AIM :: Each line below should be retyped exactly, with no pictures.

COLLECTED MATERIAL ::
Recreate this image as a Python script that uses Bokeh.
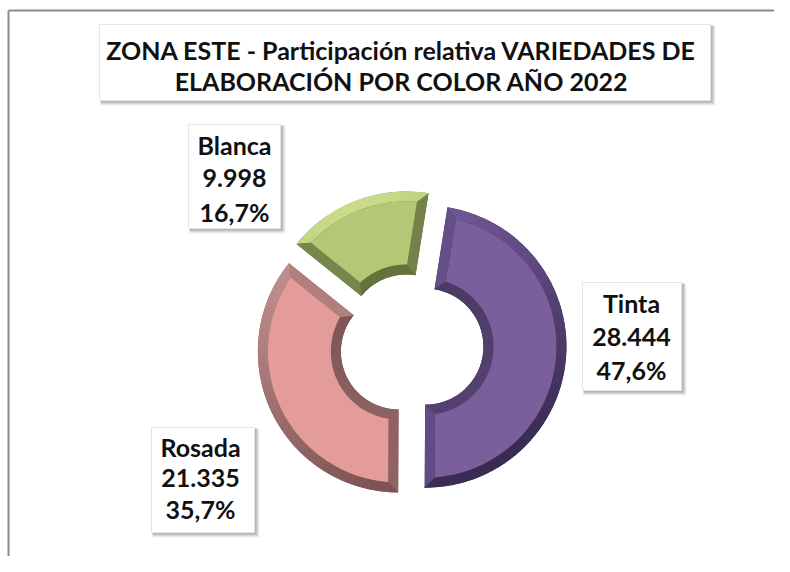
import math
from bokeh.plotting import figure
from bokeh.models import Range1d
from bokeh.core.properties import value
from bokeh.embed import file_html
from bokeh.resources import INLINE

# ---------------- data ----------------
categories = ["Tinta", "Rosada", "Blanca"]
values = [28444, 21335, 9998]
title_lines = ["ZONA ESTE - Participación  relativa VARIEDADES DE",
               "ELABORACIÓN POR COLOR  AÑO 2022"]

# ---------------- styles ----------------
face_colors = ["#7b5f9c", "#e39c9a", "#b5c776"]
bevel_light = ["#725a9a", "#c39290", "#cadc8a"]
bevel_dark = ["#3a2b52", "#7a4f4f", "#5a6735"]
inner_colors = ["#4b3a64", "#7f5553", "#66733e"]

FONT = "Lato"
PAGE_H = 572


def Y(py):
    return PAGE_H - py


def hex2rgb(h):
    h = h.lstrip("#")
    return tuple(int(h[i:i + 2], 16) for i in (0, 2, 4))


def mix(c1, c2, t):
    t = max(0.0, min(1.0, t))
    a, b = hex2rgb(c1), hex2rgb(c2)
    return "#%02x%02x%02x" % tuple(int(round(a[i] + (b[i] - a[i]) * t)) for i in range(3))


def light(phi_deg):
    # phi: direction of surface normal, degrees clockwise from up
    s = math.radians(phi_deg)
    return (-0.4 * math.sin(s) + 0.92 * math.cos(s) + 1) / 2


p = figure(width=774, height=556, x_range=Range1d(1, 775), y_range=Range1d(15, 571),
           output_backend="svg", toolbar_location=None, min_border=0,
           x_axis_type=None, y_axis_type=None)
p.grid.visible = False
p.outline_line_color = None
p.background_fill_color = "white"
p.border_fill_color = "white"

# chart-area border (left and top)
p.line(x=[9, 9], y=[Y(11), Y(600)], line_color="#8c8c8c", line_width=2)
p.line(x=[9, 800], y=[Y(11), Y(11)], line_color="#8c8c8c", line_width=2)

# ---------------- doughnut ----------------
total = sum(values)
rotation = 9.0          # first slice angle, degrees clockwise from 12 o'clock
cx, cy = 412, 346       # page px
R, r = 141, 58
explode = 14
bev = 10


def pt(ox, oy, rad, th):
    t = math.radians(th)
    return ox + rad * math.sin(t), oy + rad * math.cos(t)


theta = rotation
for i, v in enumerate(values):
    span = v / total * 360.0
    t1, t2 = theta, theta + span
    mid = (t1 + t2) / 2
    ox, oy = pt(cx, Y(cy), explode, mid)
    # base slice
    p.annular_wedge(x=ox, y=oy, inner_radius=r, outer_radius=R,
                    start_angle=math.radians(90 - t2), end_angle=math.radians(90 - t1),
                    fill_color=bevel_dark[i], line_color=None)
    do = math.degrees(math.asin(bev / (R - bev)))
    di = math.degrees(math.asin(bev / (r + bev)))
    xs, ys, cols = [], [], []
    # outer band (mitred) with lighting gradient
    n = 60
    for k in range(n):
        a1 = t1 + span * k / n
        a2 = t1 + span * (k + 1) / n
        b1 = t1 + do + (span - 2 * do) * k / n
        b2 = t1 + do + (span - 2 * do) * (k + 1) / n
        P = [pt(ox, oy, R, a1), pt(ox, oy, R, a2 + 0.3), pt(ox, oy, R - bev, b2 + 0.3), pt(ox, oy, R - bev, b1)]
        xs.append([q[0] for q in P]); ys.append([q[1] for q in P])
        cols.append(mix(bevel_dark[i], bevel_light[i], light((a1 + a2) / 2)))
    # inner band
    for k in range(n):
        a1 = t1 + span * k / n
        a2 = t1 + span * (k + 1) / n
        b1 = t1 + di + (span - 2 * di) * k / n
        b2 = t1 + di + (span - 2 * di) * (k + 1) / n
        P = [pt(ox, oy, r, a1), pt(ox, oy, r, a2 + 0.3), pt(ox, oy, r + bev, b2 + 0.3), pt(ox, oy, r + bev, b1)]
        xs.append([q[0] for q in P]); ys.append([q[1] for q in P])
        cols.append(mix(inner_colors[i], bevel_light[i], 0.25 * (1 - light((a1 + a2) / 2))))
    # cut bands
    for (ta, tb_o, tb_i, nrm) in [(t1, t1 + do, t1 + di, t1 - 90), (t2, t2 - do, t2 - di, t2 + 90)]:
        P = [pt(ox, oy, R, ta), pt(ox, oy, R - bev, tb_o), pt(ox, oy, r + bev, tb_i), pt(ox, oy, r, ta)]
        xs.append([q[0] for q in P]); ys.append([q[1] for q in P])
        cols.append(mix(bevel_dark[i], bevel_light[i], light(nrm)))
    p.patches(xs=xs, ys=ys, fill_color=cols, line_color=None)
    # face
    m = 80
    fo = [pt(ox, oy, R - bev, t1 + do + (span - 2 * do) * k / m) for k in range(m + 1)]
    fi = [pt(ox, oy, r + bev, t2 - di - (span - 2 * di) * k / m) for k in range(m + 1)]
    F = fo + fi
    p.patch(x=[q[0] for q in F], y=[q[1] for q in F], fill_color=face_colors[i], line_color=None)
    theta = t2


# ---------------- boxes with shadow ----------------
def shadow_box(x0, y0, x1, y1):
    for k, a in [(5, 0.05), (4, 0.07), (3, 0.09), (2, 0.1)]:
        p.quad(left=x0 + 1, right=x1 + k, top=Y(y0 + 1), bottom=Y(y1 + k),
               fill_color="#000000", fill_alpha=a, line_color=None)
    p.quad(left=x0, right=x1, top=Y(y0), bottom=Y(y1),
           fill_color="white", line_color="#e6e6e6", line_width=1)


# title
shadow_box(100, 25, 711, 101)
p.text(x=[405, 405], y=[Y(50), Y(81)], text=title_lines,
       text_font=value(FONT), text_font_style="bold", text_font_size="25px",
       text_align="center", text_baseline="middle", text_color="#111111")

# data labels
label_boxes = [(583, 283, 682, 391), (152, 428, 255, 533), (189, 125, 281, 229)]
label_cx = [632, 201, 235]
label_ys = [(303, 337, 370), (447, 478, 509), (145, 178, 212)]
for i, cat in enumerate(categories):
    x0, y0, x1, y1 = label_boxes[i]
    shadow_box(x0, y0, x1, y1)
    vtxt = f"{values[i]:,}".replace(",", ".")
    ptxt = f"{values[i] / total * 100:.1f}".replace(".", ",") + "%"
    p.text(x=[label_cx[i]] * 3, y=[Y(yy) for yy in label_ys[i]],
           text=[cat, vtxt, ptxt],
           text_font=value(FONT), text_font_style="bold", text_font_size="25px",
           text_align="center", text_baseline="middle", text_color="#111111")

open("out.html", "w").write(file_html(p, INLINE))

RESPONSE FOR THIS EXERCISE ::
Recreate this image as a Python script that uses Bokeh.
import math
from bokeh.plotting import figure
from bokeh.models import Range1d
from bokeh.core.properties import value
from bokeh.embed import file_html
from bokeh.resources import INLINE

# ---------------- data ----------------
categories = ["Tinta", "Rosada", "Blanca"]
values = [28444, 21335, 9998]
title_lines = ["ZONA ESTE - Participación  relativa VARIEDADES DE",
               "ELABORACIÓN POR COLOR  AÑO 2022"]

# ---------------- styles ----------------
face_colors = ["#7b5f9c", "#e39c9a", "#b5c776"]
bevel_light = ["#725a9a", "#c39290", "#cadc8a"]
bevel_dark = ["#3a2b52", "#7a4f4f", "#5a6735"]
inner_colors = ["#4b3a64", "#7f5553", "#66733e"]

FONT = "Lato"
PAGE_H = 572


def Y(py):
    return PAGE_H - py


def hex2rgb(h):
    h = h.lstrip("#")
    return tuple(int(h[i:i + 2], 16) for i in (0, 2, 4))


def mix(c1, c2, t):
    t = max(0.0, min(1.0, t))
    a, b = hex2rgb(c1), hex2rgb(c2)
    return "#%02x%02x%02x" % tuple(int(round(a[i] + (b[i] - a[i]) * t)) for i in range(3))


def light(phi_deg):
    # phi: direction of surface normal, degrees clockwise from up
    s = math.radians(phi_deg)
    return (-0.4 * math.sin(s) + 0.92 * math.cos(s) + 1) / 2


p = figure(width=774, height=556, x_range=Range1d(1, 775), y_range=Range1d(15, 571),
           output_backend="svg", toolbar_location=None, min_border=0,
           x_axis_type=None, y_axis_type=None)
p.grid.visible = False
p.outline_line_color = None
p.background_fill_color = "white"
p.border_fill_color = "white"

# chart-area border (left and top)
p.line(x=[9, 9], y=[Y(11), Y(600)], line_color="#8c8c8c", line_width=2)
p.line(x=[9, 800], y=[Y(11), Y(11)], line_color="#8c8c8c", line_width=2)

# ---------------- doughnut ----------------
total = sum(values)
rotation = 9.0          # first slice angle, degrees clockwise from 12 o'clock
cx, cy = 412, 346       # page px
R, r = 141, 58
explode = 14
bev = 10


def pt(ox, oy, rad, th):
    t = math.radians(th)
    return ox + rad * math.sin(t), oy + rad * math.cos(t)


theta = rotation
for i, v in enumerate(values):
    span = v / total * 360.0
    t1, t2 = theta, theta + span
    mid = (t1 + t2) / 2
    ox, oy = pt(cx, Y(cy), explode, mid)
    # base slice
    p.annular_wedge(x=ox, y=oy, inner_radius=r, outer_radius=R,
                    start_angle=math.radians(90 - t2), end_angle=math.radians(90 - t1),
                    fill_color=bevel_dark[i], line_color=None)
    do = math.degrees(math.asin(bev / (R - bev)))
    di = math.degrees(math.asin(bev / (r + bev)))
    xs, ys, cols = [], [], []
    # outer band (mitred) with lighting gradient
    n = 60
    for k in range(n):
        a1 = t1 + span * k / n
        a2 = t1 + span * (k + 1) / n
        b1 = t1 + do + (span - 2 * do) * k / n
        b2 = t1 + do + (span - 2 * do) * (k + 1) / n
        P = [pt(ox, oy, R, a1), pt(ox, oy, R, a2 + 0.3), pt(ox, oy, R - bev, b2 + 0.3), pt(ox, oy, R - bev, b1)]
        xs.append([q[0] for q in P]); ys.append([q[1] for q in P])
        cols.append(mix(bevel_dark[i], bevel_light[i], light((a1 + a2) / 2)))
    # inner band
    for k in range(n):
        a1 = t1 + span * k / n
        a2 = t1 + span * (k + 1) / n
        b1 = t1 + di + (span - 2 * di) * k / n
        b2 = t1 + di + (span - 2 * di) * (k + 1) / n
        P = [pt(ox, oy, r, a1), pt(ox, oy, r, a2 + 0.3), pt(ox, oy, r + bev, b2 + 0.3), pt(ox, oy, r + bev, b1)]
        xs.append([q[0] for q in P]); ys.append([q[1] for q in P])
        cols.append(mix(inner_colors[i], bevel_light[i], 0.25 * (1 - light((a1 + a2) / 2))))
    # cut bands
    for (ta, tb_o, tb_i, nrm) in [(t1, t1 + do, t1 + di, t1 - 90), (t2, t2 - do, t2 - di, t2 + 90)]:
        P = [pt(ox, oy, R, ta), pt(ox, oy, R - bev, tb_o), pt(ox, oy, r + bev, tb_i), pt(ox, oy, r, ta)]
        xs.append([q[0] for q in P]); ys.append([q[1] for q in P])
        cols.append(mix(bevel_dark[i], bevel_light[i], light(nrm)))
    p.patches(xs=xs, ys=ys, fill_color=cols, line_color=None)
    # face
    m = 80
    fo = [pt(ox, oy, R - bev, t1 + do + (span - 2 * do) * k / m) for k in range(m + 1)]
    fi = [pt(ox, oy, r + bev, t2 - di - (span - 2 * di) * k / m) for k in range(m + 1)]
    F = fo + fi
    p.patch(x=[q[0] for q in F], y=[q[1] for q in F], fill_color=face_colors[i], line_color=None)
    theta = t2


# ---------------- boxes with shadow ----------------
def shadow_box(x0, y0, x1, y1):
    for k, a in [(5, 0.05), (4, 0.07), (3, 0.09), (2, 0.1)]:
        p.quad(left=x0 + 1, right=x1 + k, top=Y(y0 + 1), bottom=Y(y1 + k),
               fill_color="#000000", fill_alpha=a, line_color=None)
    p.quad(left=x0, right=x1, top=Y(y0), bottom=Y(y1),
           fill_color="white", line_color="#e6e6e6", line_width=1)


# title
shadow_box(100, 25, 711, 101)
p.text(x=[405, 405], y=[Y(50), Y(81)], text=title_lines,
       text_font=value(FONT), text_font_style="bold", text_font_size="25px",
       text_align="center", text_baseline="middle", text_color="#111111")

# data labels
label_boxes = [(583, 283, 682, 391), (152, 428, 255, 533), (189, 125, 281, 229)]
label_cx = [632, 201, 235]
label_ys = [(303, 337, 370), (447, 478, 509), (145, 178, 212)]
for i, cat in enumerate(categories):
    x0, y0, x1, y1 = label_boxes[i]
    shadow_box(x0, y0, x1, y1)
    vtxt = f"{values[i]:,}".replace(",", ".")
    ptxt = f"{values[i] / total * 100:.1f}".replace(".", ",") + "%"
    p.text(x=[label_cx[i]] * 3, y=[Y(yy) for yy in label_ys[i]],
           text=[cat, vtxt, ptxt],
           text_font=value(FONT), text_font_style="bold", text_font_size="25px",
           text_align="center", text_baseline="middle", text_color="#111111")

open("out.html", "w").write(file_html(p, INLINE))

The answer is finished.